[Provided data]
---+---
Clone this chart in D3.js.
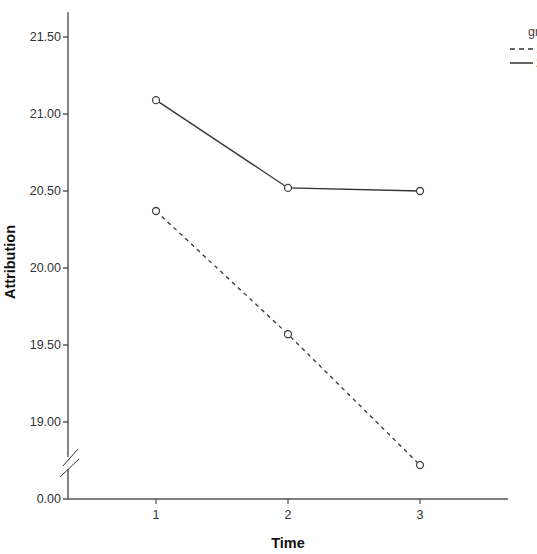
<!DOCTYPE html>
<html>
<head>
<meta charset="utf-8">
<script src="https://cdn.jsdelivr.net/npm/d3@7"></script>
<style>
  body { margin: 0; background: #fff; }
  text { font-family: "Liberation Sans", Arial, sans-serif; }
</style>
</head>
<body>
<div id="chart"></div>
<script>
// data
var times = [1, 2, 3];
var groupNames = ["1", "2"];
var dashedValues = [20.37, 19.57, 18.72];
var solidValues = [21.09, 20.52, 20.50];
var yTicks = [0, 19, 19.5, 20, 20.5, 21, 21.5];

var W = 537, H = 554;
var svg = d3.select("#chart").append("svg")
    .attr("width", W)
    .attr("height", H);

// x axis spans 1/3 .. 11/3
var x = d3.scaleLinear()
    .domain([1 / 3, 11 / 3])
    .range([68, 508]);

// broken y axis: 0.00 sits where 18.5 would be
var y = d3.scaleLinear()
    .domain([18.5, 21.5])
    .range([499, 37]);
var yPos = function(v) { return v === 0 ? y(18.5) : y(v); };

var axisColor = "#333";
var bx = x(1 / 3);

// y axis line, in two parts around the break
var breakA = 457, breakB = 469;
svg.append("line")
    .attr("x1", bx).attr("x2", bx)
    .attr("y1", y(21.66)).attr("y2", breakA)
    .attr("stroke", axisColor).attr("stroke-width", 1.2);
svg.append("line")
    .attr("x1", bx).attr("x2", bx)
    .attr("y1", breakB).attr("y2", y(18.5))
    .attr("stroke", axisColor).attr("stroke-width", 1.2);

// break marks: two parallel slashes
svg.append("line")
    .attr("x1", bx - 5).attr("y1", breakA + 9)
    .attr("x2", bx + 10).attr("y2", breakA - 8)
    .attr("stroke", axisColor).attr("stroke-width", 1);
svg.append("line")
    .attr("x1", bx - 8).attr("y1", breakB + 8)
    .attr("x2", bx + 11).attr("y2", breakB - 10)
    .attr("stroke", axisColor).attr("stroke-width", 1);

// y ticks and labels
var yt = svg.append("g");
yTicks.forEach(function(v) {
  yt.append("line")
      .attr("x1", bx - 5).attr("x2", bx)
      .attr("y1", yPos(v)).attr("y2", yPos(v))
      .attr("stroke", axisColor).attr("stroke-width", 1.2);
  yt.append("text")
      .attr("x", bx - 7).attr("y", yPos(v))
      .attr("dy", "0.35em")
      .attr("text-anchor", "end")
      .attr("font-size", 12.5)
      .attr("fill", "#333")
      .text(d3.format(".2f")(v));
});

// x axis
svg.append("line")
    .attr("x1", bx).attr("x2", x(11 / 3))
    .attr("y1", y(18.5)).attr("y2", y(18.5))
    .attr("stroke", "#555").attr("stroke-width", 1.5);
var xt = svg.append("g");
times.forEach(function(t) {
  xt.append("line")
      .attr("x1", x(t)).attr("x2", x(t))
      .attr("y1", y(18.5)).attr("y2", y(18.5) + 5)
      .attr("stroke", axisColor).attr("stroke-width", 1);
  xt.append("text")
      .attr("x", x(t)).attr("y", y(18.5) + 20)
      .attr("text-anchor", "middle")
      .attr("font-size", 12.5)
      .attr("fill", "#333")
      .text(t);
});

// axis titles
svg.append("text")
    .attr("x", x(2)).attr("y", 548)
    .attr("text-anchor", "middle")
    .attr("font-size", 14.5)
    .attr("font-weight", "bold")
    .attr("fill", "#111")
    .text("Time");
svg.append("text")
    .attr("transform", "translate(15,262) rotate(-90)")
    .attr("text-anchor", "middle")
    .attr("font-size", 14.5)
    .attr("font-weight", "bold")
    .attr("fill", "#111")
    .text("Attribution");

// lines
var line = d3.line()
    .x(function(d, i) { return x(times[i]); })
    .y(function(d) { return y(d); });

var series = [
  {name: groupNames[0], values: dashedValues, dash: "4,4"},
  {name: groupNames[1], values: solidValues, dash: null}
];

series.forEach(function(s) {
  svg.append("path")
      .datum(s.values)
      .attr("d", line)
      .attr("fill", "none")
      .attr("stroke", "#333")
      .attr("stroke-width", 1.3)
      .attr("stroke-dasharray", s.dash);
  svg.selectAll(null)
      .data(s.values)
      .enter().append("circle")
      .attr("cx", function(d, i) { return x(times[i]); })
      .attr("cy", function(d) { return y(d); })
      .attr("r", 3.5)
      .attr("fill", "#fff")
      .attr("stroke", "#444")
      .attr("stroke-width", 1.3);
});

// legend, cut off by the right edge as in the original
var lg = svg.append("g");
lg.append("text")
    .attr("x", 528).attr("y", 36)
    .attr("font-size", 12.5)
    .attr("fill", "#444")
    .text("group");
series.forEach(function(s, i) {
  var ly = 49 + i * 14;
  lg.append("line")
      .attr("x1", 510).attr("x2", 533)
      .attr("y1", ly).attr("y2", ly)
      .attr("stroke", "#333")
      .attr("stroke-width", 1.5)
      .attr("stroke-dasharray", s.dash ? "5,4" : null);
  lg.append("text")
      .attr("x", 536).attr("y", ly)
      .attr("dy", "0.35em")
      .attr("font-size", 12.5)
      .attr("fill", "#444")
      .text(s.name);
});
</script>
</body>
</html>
---+---
[Given problem] Write the material out again exactly as it appears, dropping the pictures.

[Response to the exercise]
Clone this chart in D3.js.
<!DOCTYPE html>
<html>
<head>
<meta charset="utf-8">
<script src="https://cdn.jsdelivr.net/npm/d3@7"></script>
<style>
  body { margin: 0; background: #fff; }
  text { font-family: "Liberation Sans", Arial, sans-serif; }
</style>
</head>
<body>
<div id="chart"></div>
<script>
// data
var times = [1, 2, 3];
var groupNames = ["1", "2"];
var dashedValues = [20.37, 19.57, 18.72];
var solidValues = [21.09, 20.52, 20.50];
var yTicks = [0, 19, 19.5, 20, 20.5, 21, 21.5];

var W = 537, H = 554;
var svg = d3.select("#chart").append("svg")
    .attr("width", W)
    .attr("height", H);

// x axis spans 1/3 .. 11/3
var x = d3.scaleLinear()
    .domain([1 / 3, 11 / 3])
    .range([68, 508]);

// broken y axis: 0.00 sits where 18.5 would be
var y = d3.scaleLinear()
    .domain([18.5, 21.5])
    .range([499, 37]);
var yPos = function(v) { return v === 0 ? y(18.5) : y(v); };

var axisColor = "#333";
var bx = x(1 / 3);

// y axis line, in two parts around the break
var breakA = 457, breakB = 469;
svg.append("line")
    .attr("x1", bx).attr("x2", bx)
    .attr("y1", y(21.66)).attr("y2", breakA)
    .attr("stroke", axisColor).attr("stroke-width", 1.2);
svg.append("line")
    .attr("x1", bx).attr("x2", bx)
    .attr("y1", breakB).attr("y2", y(18.5))
    .attr("stroke", axisColor).attr("stroke-width", 1.2);

// break marks: two parallel slashes
svg.append("line")
    .attr("x1", bx - 5).attr("y1", breakA + 9)
    .attr("x2", bx + 10).attr("y2", breakA - 8)
    .attr("stroke", axisColor).attr("stroke-width", 1);
svg.append("line")
    .attr("x1", bx - 8).attr("y1", breakB + 8)
    .attr("x2", bx + 11).attr("y2", breakB - 10)
    .attr("stroke", axisColor).attr("stroke-width", 1);

// y ticks and labels
var yt = svg.append("g");
yTicks.forEach(function(v) {
  yt.append("line")
      .attr("x1", bx - 5).attr("x2", bx)
      .attr("y1", yPos(v)).attr("y2", yPos(v))
      .attr("stroke", axisColor).attr("stroke-width", 1.2);
  yt.append("text")
      .attr("x", bx - 7).attr("y", yPos(v))
      .attr("dy", "0.35em")
      .attr("text-anchor", "end")
      .attr("font-size", 12.5)
      .attr("fill", "#333")
      .text(d3.format(".2f")(v));
});

// x axis
svg.append("line")
    .attr("x1", bx).attr("x2", x(11 / 3))
    .attr("y1", y(18.5)).attr("y2", y(18.5))
    .attr("stroke", "#555").attr("stroke-width", 1.5);
var xt = svg.append("g");
times.forEach(function(t) {
  xt.append("line")
      .attr("x1", x(t)).attr("x2", x(t))
      .attr("y1", y(18.5)).attr("y2", y(18.5) + 5)
      .attr("stroke", axisColor).attr("stroke-width", 1);
  xt.append("text")
      .attr("x", x(t)).attr("y", y(18.5) + 20)
      .attr("text-anchor", "middle")
      .attr("font-size", 12.5)
      .attr("fill", "#333")
      .text(t);
});

// axis titles
svg.append("text")
    .attr("x", x(2)).attr("y", 548)
    .attr("text-anchor", "middle")
    .attr("font-size", 14.5)
    .attr("font-weight", "bold")
    .attr("fill", "#111")
    .text("Time");
svg.append("text")
    .attr("transform", "translate(15,262) rotate(-90)")
    .attr("text-anchor", "middle")
    .attr("font-size", 14.5)
    .attr("font-weight", "bold")
    .attr("fill", "#111")
    .text("Attribution");

// lines
var line = d3.line()
    .x(function(d, i) { return x(times[i]); })
    .y(function(d) { return y(d); });

var series = [
  {name: groupNames[0], values: dashedValues, dash: "4,4"},
  {name: groupNames[1], values: solidValues, dash: null}
];

series.forEach(function(s) {
  svg.append("path")
      .datum(s.values)
      .attr("d", line)
      .attr("fill", "none")
      .attr("stroke", "#333")
      .attr("stroke-width", 1.3)
      .attr("stroke-dasharray", s.dash);
  svg.selectAll(null)
      .data(s.values)
      .enter().append("circle")
      .attr("cx", function(d, i) { return x(times[i]); })
      .attr("cy", function(d) { return y(d); })
      .attr("r", 3.5)
      .attr("fill", "#fff")
      .attr("stroke", "#444")
      .attr("stroke-width", 1.3);
});

// legend, cut off by the right edge as in the original
var lg = svg.append("g");
lg.append("text")
    .attr("x", 528).attr("y", 36)
    .attr("font-size", 12.5)
    .attr("fill", "#444")
    .text("group");
series.forEach(function(s, i) {
  var ly = 49 + i * 14;
  lg.append("line")
      .attr("x1", 510).attr("x2", 533)
      .attr("y1", ly).attr("y2", ly)
      .attr("stroke", "#333")
      .attr("stroke-width", 1.5)
      .attr("stroke-dasharray", s.dash ? "5,4" : null);
  lg.append("text")
      .attr("x", 536).attr("y", ly)
      .attr("dy", "0.35em")
      .attr("font-size", 12.5)
      .attr("fill", "#444")
      .text(s.name);
});
</script>
</body>
</html>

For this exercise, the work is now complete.